[THE PROBLEM] List each line of the data that holds the word "matplotlib".
[Start]
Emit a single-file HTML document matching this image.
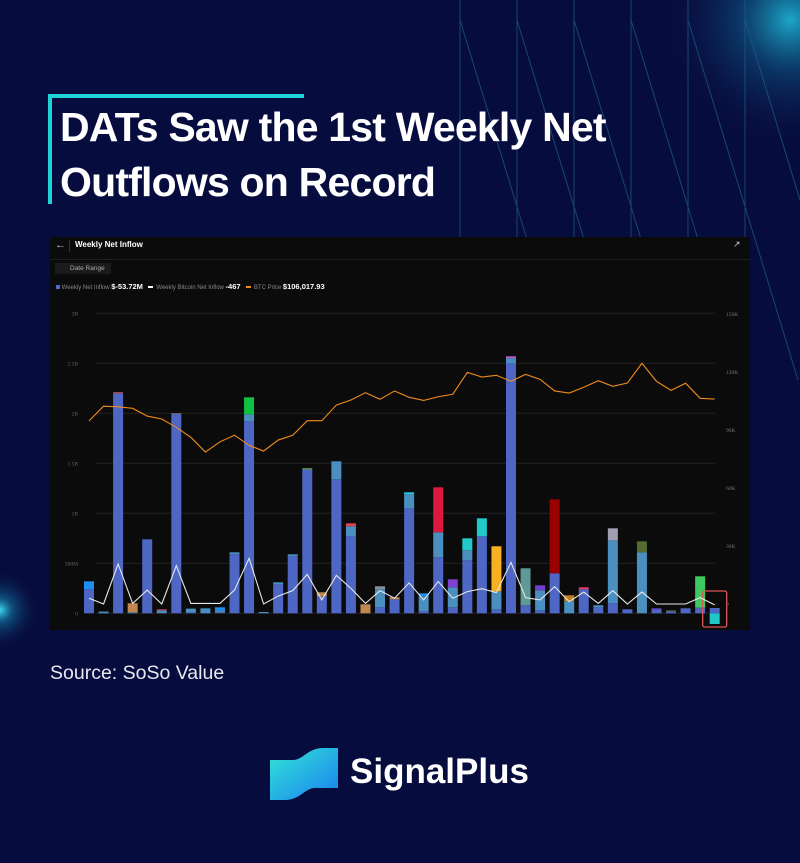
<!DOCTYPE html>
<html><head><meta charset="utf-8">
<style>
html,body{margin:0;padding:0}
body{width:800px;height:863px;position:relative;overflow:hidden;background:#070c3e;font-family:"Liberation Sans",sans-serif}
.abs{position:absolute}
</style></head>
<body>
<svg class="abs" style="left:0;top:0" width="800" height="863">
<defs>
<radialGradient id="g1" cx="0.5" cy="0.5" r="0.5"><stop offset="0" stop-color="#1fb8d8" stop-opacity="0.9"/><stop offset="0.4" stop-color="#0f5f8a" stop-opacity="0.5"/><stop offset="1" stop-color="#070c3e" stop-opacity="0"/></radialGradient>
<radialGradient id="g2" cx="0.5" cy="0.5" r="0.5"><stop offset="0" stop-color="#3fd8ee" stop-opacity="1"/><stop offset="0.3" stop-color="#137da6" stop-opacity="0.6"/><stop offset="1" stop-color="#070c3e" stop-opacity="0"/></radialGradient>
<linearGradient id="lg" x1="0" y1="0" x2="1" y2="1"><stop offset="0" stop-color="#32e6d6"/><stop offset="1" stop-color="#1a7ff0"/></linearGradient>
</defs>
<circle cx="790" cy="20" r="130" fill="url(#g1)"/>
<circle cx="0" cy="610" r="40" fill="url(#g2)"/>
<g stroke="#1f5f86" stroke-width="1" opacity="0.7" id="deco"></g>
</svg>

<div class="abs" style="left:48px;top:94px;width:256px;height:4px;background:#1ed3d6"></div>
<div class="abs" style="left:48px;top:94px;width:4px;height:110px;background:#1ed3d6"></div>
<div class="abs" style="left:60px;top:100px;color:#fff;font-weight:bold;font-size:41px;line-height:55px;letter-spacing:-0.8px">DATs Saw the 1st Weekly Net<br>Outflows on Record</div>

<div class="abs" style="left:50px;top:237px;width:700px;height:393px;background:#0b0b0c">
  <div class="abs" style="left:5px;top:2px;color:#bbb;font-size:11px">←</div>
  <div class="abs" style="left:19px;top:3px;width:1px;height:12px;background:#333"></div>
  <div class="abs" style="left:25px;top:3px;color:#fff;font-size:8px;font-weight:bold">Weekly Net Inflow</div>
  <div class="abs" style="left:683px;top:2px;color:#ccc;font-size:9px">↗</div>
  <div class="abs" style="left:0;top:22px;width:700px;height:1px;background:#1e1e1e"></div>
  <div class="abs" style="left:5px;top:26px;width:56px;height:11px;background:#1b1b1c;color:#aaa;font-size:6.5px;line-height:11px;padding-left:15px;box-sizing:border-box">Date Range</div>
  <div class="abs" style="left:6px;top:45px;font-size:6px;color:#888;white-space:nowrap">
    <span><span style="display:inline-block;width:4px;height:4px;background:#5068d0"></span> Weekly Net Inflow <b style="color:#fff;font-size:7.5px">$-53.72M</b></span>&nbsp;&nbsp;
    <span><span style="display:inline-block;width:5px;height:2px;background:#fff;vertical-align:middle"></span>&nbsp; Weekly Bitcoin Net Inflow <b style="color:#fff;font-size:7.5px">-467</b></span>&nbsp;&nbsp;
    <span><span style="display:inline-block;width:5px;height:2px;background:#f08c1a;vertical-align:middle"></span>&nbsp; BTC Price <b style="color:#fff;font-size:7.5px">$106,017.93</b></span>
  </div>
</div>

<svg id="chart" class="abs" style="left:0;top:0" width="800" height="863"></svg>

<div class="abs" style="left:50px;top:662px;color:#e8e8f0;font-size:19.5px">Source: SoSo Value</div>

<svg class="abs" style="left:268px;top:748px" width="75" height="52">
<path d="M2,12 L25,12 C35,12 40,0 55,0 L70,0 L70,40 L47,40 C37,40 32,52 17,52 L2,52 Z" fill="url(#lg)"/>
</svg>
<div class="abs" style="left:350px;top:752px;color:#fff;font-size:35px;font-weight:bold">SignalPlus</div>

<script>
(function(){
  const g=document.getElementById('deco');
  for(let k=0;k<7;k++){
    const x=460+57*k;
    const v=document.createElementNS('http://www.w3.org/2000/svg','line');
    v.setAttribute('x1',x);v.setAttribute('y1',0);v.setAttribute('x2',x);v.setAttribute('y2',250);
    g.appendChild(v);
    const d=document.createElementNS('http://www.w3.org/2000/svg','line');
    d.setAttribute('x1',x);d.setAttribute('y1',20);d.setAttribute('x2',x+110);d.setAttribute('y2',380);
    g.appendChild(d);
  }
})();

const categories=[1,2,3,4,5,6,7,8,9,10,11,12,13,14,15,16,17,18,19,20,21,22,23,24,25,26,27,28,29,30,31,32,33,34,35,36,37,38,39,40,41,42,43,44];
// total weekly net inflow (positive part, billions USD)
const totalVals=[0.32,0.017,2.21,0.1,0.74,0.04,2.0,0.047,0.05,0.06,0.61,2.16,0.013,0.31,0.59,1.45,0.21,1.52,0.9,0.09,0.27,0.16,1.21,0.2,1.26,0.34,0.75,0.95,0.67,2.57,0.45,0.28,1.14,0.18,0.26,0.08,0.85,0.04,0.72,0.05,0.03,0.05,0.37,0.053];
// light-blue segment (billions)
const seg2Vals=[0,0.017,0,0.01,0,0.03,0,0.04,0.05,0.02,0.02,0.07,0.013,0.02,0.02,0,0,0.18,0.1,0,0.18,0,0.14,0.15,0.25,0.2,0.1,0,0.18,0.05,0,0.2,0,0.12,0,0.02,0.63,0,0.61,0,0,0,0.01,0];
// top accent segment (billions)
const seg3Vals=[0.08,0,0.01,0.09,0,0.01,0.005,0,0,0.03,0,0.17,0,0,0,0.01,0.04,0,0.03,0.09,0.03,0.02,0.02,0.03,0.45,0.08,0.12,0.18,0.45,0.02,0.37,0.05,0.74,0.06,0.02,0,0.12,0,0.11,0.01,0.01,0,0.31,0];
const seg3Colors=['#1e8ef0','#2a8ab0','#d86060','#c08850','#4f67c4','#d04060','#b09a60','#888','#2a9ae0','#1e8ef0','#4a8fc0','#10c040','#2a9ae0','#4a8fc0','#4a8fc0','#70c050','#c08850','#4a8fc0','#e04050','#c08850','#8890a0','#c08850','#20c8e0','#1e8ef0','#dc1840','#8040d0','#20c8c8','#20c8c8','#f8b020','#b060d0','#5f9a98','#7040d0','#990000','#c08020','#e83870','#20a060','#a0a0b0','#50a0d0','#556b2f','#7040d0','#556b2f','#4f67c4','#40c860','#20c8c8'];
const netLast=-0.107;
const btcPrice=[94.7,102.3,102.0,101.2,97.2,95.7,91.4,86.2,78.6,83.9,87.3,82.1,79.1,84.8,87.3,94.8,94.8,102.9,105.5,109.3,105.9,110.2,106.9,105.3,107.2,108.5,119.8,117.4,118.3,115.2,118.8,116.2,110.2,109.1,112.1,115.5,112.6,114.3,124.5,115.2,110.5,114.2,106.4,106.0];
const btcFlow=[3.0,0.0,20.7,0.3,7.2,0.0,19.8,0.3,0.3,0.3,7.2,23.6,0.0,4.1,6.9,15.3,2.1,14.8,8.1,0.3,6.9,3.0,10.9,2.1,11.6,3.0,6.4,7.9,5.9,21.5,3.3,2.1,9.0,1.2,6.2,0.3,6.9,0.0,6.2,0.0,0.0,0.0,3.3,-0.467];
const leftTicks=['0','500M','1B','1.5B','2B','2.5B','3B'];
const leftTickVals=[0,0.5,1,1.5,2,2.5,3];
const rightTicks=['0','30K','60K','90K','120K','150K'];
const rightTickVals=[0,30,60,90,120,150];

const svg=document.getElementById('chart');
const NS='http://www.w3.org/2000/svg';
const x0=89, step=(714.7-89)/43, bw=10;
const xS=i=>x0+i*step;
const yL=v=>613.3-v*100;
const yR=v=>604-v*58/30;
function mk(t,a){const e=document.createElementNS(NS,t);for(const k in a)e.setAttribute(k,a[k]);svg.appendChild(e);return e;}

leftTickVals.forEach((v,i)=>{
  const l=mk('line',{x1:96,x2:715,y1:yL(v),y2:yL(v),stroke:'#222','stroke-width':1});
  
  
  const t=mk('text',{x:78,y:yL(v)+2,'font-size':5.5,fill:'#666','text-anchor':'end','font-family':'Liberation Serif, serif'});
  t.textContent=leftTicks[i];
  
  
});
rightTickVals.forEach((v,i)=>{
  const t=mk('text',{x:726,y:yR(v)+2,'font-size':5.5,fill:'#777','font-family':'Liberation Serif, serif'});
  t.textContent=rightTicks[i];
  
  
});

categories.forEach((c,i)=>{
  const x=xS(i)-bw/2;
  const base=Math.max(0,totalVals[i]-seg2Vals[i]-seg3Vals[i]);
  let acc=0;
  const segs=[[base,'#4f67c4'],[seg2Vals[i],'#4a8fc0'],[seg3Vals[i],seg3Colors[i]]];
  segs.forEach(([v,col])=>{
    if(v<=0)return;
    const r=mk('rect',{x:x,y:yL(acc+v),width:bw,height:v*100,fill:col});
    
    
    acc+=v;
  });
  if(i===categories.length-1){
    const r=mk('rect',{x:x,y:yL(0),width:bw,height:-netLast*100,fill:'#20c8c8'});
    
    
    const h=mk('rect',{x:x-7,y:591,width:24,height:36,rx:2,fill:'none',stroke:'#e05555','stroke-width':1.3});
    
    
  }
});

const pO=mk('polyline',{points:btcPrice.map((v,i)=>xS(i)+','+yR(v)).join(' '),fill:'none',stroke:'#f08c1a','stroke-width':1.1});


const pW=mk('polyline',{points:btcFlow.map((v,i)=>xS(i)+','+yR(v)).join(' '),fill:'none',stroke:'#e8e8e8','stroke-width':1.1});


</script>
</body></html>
[End]
[Start]
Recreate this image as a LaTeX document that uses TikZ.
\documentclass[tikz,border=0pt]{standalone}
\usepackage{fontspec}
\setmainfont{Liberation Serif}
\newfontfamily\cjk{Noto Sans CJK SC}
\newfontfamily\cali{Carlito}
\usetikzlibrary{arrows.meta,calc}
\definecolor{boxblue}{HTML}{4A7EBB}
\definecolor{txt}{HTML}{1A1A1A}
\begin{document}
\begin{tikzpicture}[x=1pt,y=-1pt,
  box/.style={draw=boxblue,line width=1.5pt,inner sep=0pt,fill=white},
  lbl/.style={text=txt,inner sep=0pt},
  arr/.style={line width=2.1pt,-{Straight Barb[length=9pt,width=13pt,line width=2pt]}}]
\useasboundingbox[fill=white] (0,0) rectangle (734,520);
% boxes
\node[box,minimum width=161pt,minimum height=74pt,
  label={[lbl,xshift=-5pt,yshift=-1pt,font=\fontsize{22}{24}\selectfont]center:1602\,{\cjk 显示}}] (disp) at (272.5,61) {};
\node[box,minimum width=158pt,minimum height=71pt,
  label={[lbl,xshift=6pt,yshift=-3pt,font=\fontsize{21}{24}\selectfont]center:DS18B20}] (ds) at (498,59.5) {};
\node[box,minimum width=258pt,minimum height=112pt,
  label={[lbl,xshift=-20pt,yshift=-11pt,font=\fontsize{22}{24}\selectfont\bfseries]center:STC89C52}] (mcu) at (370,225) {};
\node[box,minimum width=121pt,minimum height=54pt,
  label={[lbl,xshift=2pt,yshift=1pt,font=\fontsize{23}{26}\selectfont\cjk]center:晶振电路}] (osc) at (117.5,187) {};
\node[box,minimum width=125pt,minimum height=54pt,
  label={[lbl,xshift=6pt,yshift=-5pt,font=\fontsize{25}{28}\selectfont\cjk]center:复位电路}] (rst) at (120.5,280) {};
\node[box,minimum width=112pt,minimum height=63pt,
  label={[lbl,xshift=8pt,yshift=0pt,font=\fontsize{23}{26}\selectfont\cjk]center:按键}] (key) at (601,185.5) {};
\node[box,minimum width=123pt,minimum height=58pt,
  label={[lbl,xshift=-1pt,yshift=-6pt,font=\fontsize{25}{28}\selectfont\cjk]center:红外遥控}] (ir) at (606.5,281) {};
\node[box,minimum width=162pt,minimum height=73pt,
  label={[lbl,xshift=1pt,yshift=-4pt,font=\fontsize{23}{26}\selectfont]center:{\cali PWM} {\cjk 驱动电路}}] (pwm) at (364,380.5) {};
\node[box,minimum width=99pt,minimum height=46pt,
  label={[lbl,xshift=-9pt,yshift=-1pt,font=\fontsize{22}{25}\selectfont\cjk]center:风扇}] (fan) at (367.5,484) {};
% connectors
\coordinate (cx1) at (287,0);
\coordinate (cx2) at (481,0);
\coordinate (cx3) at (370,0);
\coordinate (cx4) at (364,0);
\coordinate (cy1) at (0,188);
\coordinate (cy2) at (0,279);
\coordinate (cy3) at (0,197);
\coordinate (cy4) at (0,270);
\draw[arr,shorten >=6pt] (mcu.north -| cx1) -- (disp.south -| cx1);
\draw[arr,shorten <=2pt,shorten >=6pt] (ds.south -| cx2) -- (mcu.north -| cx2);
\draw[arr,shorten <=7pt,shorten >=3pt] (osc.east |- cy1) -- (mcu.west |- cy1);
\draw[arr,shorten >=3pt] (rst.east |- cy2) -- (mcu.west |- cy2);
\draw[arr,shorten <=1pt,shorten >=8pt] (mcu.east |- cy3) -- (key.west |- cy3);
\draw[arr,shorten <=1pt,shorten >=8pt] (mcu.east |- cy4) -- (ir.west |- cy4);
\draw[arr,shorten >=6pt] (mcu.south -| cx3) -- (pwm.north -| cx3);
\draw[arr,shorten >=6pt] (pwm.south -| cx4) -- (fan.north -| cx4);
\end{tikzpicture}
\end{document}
[End]
[Start]
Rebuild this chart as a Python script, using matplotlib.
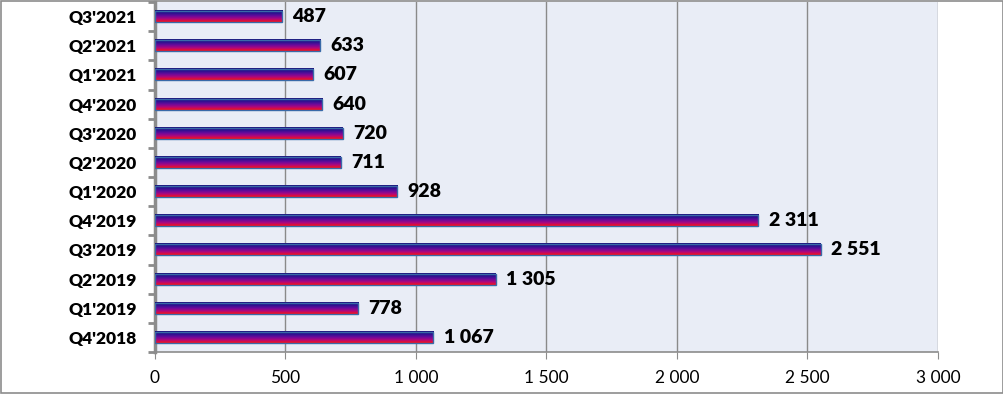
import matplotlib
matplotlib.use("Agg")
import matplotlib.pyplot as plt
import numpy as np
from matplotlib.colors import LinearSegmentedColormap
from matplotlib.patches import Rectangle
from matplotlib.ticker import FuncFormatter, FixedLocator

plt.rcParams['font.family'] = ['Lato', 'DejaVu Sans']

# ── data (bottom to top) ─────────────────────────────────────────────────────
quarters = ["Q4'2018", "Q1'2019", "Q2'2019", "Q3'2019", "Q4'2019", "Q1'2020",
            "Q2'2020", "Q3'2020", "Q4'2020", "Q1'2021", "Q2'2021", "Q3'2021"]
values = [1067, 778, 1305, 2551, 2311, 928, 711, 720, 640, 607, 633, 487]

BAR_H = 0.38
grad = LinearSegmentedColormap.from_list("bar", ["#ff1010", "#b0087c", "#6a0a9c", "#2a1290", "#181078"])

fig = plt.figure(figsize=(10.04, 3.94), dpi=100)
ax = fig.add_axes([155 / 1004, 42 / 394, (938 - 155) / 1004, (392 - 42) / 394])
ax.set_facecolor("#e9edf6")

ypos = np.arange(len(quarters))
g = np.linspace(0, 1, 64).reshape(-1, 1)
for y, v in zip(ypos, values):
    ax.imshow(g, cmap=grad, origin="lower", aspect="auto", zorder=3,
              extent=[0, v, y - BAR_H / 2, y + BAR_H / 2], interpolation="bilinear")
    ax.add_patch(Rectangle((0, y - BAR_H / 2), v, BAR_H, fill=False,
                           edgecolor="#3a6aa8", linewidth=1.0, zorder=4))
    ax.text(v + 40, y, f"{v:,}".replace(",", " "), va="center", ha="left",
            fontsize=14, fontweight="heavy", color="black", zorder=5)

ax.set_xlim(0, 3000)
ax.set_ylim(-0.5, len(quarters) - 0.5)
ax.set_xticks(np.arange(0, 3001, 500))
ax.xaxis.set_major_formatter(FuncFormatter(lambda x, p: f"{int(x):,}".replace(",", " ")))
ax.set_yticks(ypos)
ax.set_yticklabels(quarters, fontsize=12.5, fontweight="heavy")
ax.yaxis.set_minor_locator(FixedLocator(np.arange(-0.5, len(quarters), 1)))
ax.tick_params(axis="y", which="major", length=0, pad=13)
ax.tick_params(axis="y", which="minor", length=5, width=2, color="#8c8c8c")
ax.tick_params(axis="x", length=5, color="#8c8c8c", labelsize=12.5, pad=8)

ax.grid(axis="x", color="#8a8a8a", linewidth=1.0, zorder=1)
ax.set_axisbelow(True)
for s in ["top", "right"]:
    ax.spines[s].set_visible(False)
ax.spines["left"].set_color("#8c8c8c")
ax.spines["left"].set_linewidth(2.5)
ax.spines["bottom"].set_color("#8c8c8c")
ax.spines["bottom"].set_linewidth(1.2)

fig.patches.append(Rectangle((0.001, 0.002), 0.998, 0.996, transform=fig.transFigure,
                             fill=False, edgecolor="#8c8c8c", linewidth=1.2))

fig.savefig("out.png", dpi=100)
[End]
[EXERCISE RESPONSE]
Rebuild this chart as a Python script, using matplotlib.
import matplotlib
matplotlib.use("Agg")
import matplotlib.pyplot as plt
from matplotlib.colors import LinearSegmentedColormap
from matplotlib.patches import Rectangle
from matplotlib.ticker import FuncFormatter, FixedLocator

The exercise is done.